Supporting your strategy

Although there is a glut of vendors offering quality SD-WAN solutions, Liebenberg says choosing one can be quite tricky. “Firstly, it is not interoperable. Each vendor is proprietary; you can’t pick two and run them concurrently, so you need to make the right decision first time.”

A second consideration is to what degree the SD-WAN supports your software-defined networking (SDN) strategy, as very few vendors do this comprehensively. “SDN covers the LAN – wireless and cable, which is software-defined access. Then there’s the SD-WAN in the middle. And at the top end, you have the infrastructure where your applications reside, be that in a hyperscaler in your own data centre or a private cloud. Those are the three environments of SDN, and you have to ask yourself if the vendor you’re dealing with gives you a strategy across all three areas.”

Security is also an important factor. “If you deploy SD-WAN over a private underlay – such as metro ethernet or MPLS – then you are typically less concerned about security, as even though you connect all your branches, you apply security at a central firewall.” However, if you deploy over any form of public internet (for example broadband) – an increasingly common scenario during lockdown – then every branch becomes exposed. “At this level, though, most leading vendors are able to address these concerns.

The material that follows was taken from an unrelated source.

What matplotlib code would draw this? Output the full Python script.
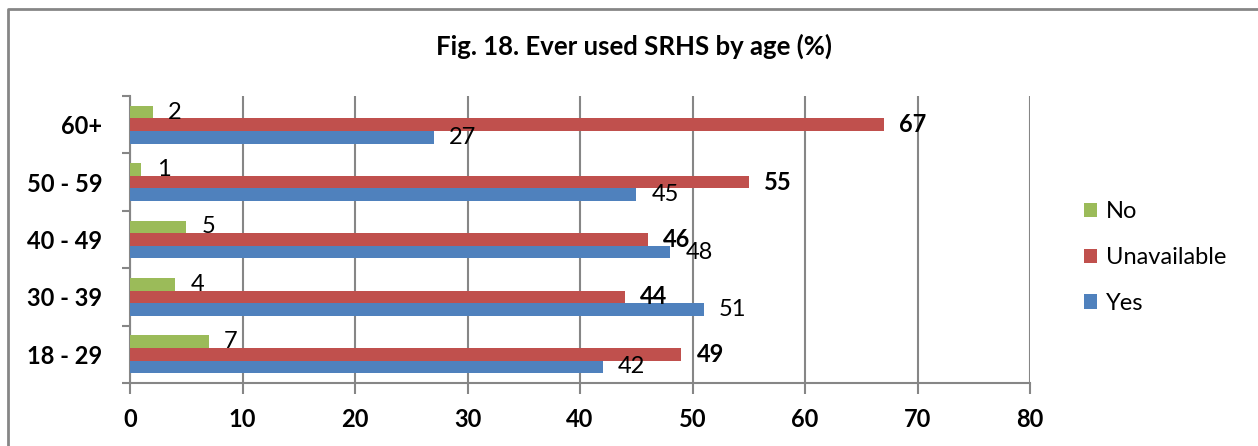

Many are PCI DSS compliant, which is the credit card industry standard, a very high level of compliance.”

Connecting business parks

Virtually no business can function without internet these days, so it goes without saying that high-speed internet connectivity for business parks is essential. “Fibre has almost become a commodity, like water or electricity,” says Gary Webster, head of wholesale department at Metrofibre. “A couple of years ago, clients would contact landlords a couple of months before they moved in to check if they had fibre. These days it’s expected.

“We’re in an environment where cloud computing is becoming more and more prevalent, and the COVID-19 crisis has only reinforced that,” continues Webster. “Working from the cloud makes fibre an absolute necessity. A key advantage of fibre over previous access technologies is high-speed synchronised connectivity, meaning the upload and download speeds are the same, which is critical for cloud applications.”

Making the right choice

According to Webster, whereas in the past individual companies within business parks would approach their preferred internet service provider (ISP) when they needed to get connected, more business parks and property developers are using Open Access fibre network operators (FNO) to fibre up their business office parks, thus offering the tenant the ability to choose the ISP of their choice. “We implement a turnkey solution, from planning and surveying to managing marketing and sales. This mitigates the risks of having multiple ISPs lifting up paving, potentially cutting existing lines and creating havoc.”

There are ancillary benefits to a good fibre service provider, including Voice over Internet Protocol telephony and enhanced cyber security, but Webster says that when making the choice, a crucial question landlords or property developers should be asking is whether or not the FNO is an open-access provider. “You don’t necessarily want to be stuck with one specific provider, and you need to establish if the ISP offers uncapped, unshaped services. It’s important that tenants and developers understand all the terminology to ensure that the service they provide to their tenants is open-access, uncapped and includes the desired ancillary benefits.”